■ **INSTRUCTIONS FOR THE TASK**: Set down only those lines that fall from the line containing "Clone this chart in matplotlib." through the line containing "0.24, 0.22, 0.21]", unchanged and without pictures.
— BEGIN RECORDS PROVIDED —
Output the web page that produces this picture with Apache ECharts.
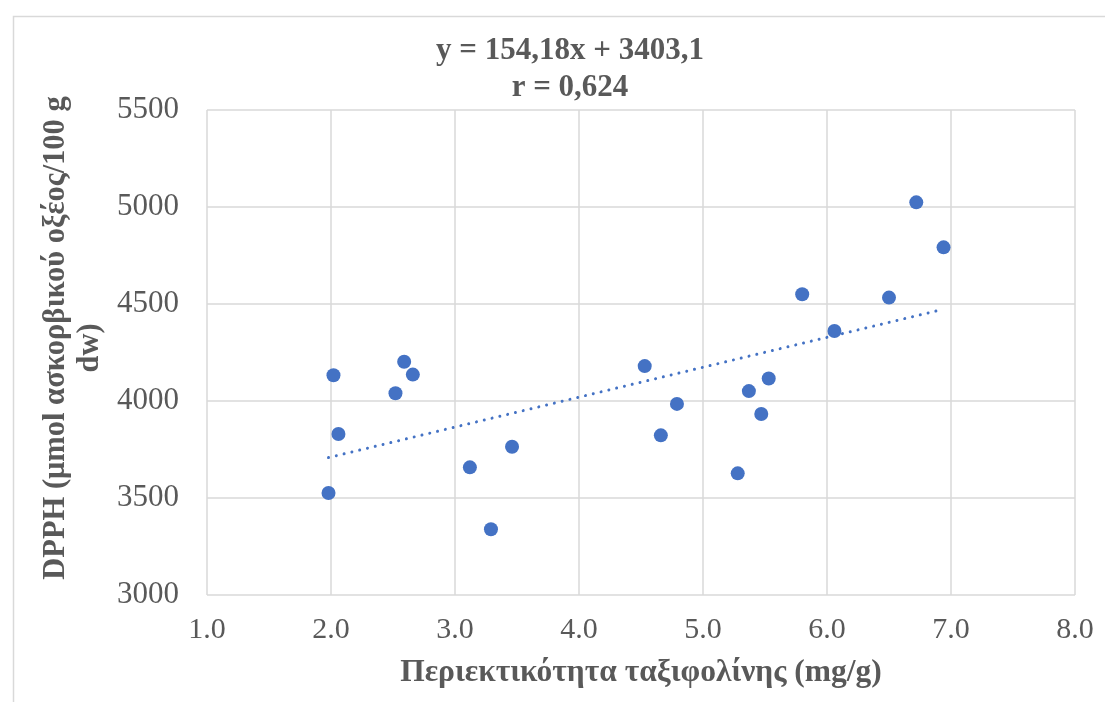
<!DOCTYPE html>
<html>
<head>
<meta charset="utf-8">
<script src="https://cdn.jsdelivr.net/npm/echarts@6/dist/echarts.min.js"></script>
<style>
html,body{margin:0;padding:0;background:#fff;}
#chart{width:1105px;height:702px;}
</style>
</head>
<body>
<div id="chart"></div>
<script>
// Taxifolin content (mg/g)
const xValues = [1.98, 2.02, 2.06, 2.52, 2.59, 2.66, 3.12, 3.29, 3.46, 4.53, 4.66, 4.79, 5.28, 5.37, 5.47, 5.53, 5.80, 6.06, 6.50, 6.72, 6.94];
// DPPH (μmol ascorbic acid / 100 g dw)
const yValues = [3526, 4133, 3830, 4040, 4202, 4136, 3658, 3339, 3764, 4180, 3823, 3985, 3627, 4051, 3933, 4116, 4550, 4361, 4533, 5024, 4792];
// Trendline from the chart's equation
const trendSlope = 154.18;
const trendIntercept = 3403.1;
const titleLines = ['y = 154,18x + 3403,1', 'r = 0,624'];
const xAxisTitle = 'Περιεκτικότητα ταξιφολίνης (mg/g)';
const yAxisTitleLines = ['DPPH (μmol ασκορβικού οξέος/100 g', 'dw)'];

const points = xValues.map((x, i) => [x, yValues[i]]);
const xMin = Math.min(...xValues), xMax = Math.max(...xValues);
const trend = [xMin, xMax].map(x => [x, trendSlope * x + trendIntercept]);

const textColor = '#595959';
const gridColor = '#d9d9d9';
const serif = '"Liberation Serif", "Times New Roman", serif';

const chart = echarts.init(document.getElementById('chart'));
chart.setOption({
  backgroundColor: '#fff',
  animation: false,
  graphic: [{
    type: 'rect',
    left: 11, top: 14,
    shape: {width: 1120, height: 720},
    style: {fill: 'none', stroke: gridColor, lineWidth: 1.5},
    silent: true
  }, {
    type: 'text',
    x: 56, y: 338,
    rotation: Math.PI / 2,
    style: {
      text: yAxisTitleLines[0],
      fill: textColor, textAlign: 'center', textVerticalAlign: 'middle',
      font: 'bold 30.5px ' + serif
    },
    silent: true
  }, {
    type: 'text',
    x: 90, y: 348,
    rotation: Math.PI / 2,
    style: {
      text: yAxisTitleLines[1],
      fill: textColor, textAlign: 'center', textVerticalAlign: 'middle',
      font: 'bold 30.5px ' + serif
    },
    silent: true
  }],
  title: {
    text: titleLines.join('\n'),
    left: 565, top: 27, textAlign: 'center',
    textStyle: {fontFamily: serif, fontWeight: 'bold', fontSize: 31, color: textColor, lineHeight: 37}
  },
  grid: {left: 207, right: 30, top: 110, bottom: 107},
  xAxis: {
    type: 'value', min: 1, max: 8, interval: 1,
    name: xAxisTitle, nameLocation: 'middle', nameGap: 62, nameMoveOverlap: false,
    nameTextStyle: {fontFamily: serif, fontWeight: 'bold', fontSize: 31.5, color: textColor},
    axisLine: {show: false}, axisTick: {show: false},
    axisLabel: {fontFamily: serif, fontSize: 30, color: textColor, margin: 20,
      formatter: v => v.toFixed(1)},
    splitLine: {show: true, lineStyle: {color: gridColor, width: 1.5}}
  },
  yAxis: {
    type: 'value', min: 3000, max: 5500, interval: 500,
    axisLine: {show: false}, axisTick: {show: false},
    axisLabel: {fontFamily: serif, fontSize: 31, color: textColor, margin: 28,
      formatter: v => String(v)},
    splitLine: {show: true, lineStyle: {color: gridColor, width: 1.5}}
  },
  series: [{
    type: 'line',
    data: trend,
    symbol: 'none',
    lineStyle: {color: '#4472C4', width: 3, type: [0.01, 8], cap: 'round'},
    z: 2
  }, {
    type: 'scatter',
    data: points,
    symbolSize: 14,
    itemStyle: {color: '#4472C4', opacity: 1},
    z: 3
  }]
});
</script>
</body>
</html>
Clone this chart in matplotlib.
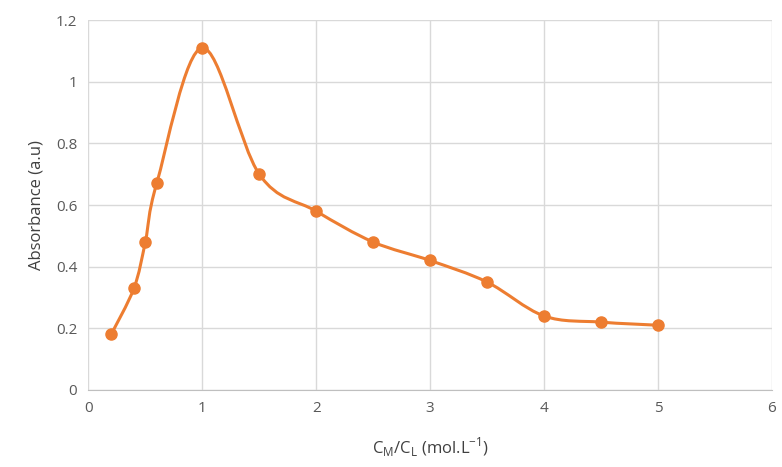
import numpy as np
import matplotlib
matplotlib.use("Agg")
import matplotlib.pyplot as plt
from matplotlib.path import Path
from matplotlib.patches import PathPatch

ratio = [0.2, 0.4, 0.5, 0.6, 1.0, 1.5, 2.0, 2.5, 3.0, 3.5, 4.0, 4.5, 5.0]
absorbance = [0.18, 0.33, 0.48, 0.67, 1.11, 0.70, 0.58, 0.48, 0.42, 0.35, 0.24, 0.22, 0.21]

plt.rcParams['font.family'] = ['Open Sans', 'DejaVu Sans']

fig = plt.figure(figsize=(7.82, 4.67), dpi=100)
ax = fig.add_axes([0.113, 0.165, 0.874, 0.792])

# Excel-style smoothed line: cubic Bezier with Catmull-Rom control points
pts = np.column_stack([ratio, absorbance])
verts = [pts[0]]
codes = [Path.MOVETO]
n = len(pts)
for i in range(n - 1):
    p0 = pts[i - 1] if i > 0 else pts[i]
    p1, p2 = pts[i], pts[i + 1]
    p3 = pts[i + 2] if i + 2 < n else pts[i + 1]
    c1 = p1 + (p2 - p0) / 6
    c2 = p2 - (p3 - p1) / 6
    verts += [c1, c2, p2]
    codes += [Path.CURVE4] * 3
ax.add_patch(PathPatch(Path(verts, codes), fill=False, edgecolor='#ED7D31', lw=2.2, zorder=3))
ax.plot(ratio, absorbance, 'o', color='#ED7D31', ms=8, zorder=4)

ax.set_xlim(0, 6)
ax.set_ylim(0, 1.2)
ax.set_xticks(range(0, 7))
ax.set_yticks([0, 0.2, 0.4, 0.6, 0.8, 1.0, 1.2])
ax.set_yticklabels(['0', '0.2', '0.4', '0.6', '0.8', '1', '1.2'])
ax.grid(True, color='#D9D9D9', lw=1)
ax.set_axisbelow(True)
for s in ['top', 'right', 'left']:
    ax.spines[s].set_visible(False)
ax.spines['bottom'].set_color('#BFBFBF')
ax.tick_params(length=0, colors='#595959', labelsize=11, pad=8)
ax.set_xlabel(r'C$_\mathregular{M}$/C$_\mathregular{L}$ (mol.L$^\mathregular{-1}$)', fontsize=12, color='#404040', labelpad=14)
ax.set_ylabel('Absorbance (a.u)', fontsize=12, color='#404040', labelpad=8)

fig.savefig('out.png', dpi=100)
— END RECORDS PROVIDED —
■ **RESULT OF THIS EXERCISE**:
Clone this chart in matplotlib.
import numpy as np
import matplotlib
matplotlib.use("Agg")
import matplotlib.pyplot as plt
from matplotlib.path import Path
from matplotlib.patches import PathPatch

ratio = [0.2, 0.4, 0.5, 0.6, 1.0, 1.5, 2.0, 2.5, 3.0, 3.5, 4.0, 4.5, 5.0]
absorbance = [0.18, 0.33, 0.48, 0.67, 1.11, 0.70, 0.58, 0.48, 0.42, 0.35, 0.24, 0.22, 0.21]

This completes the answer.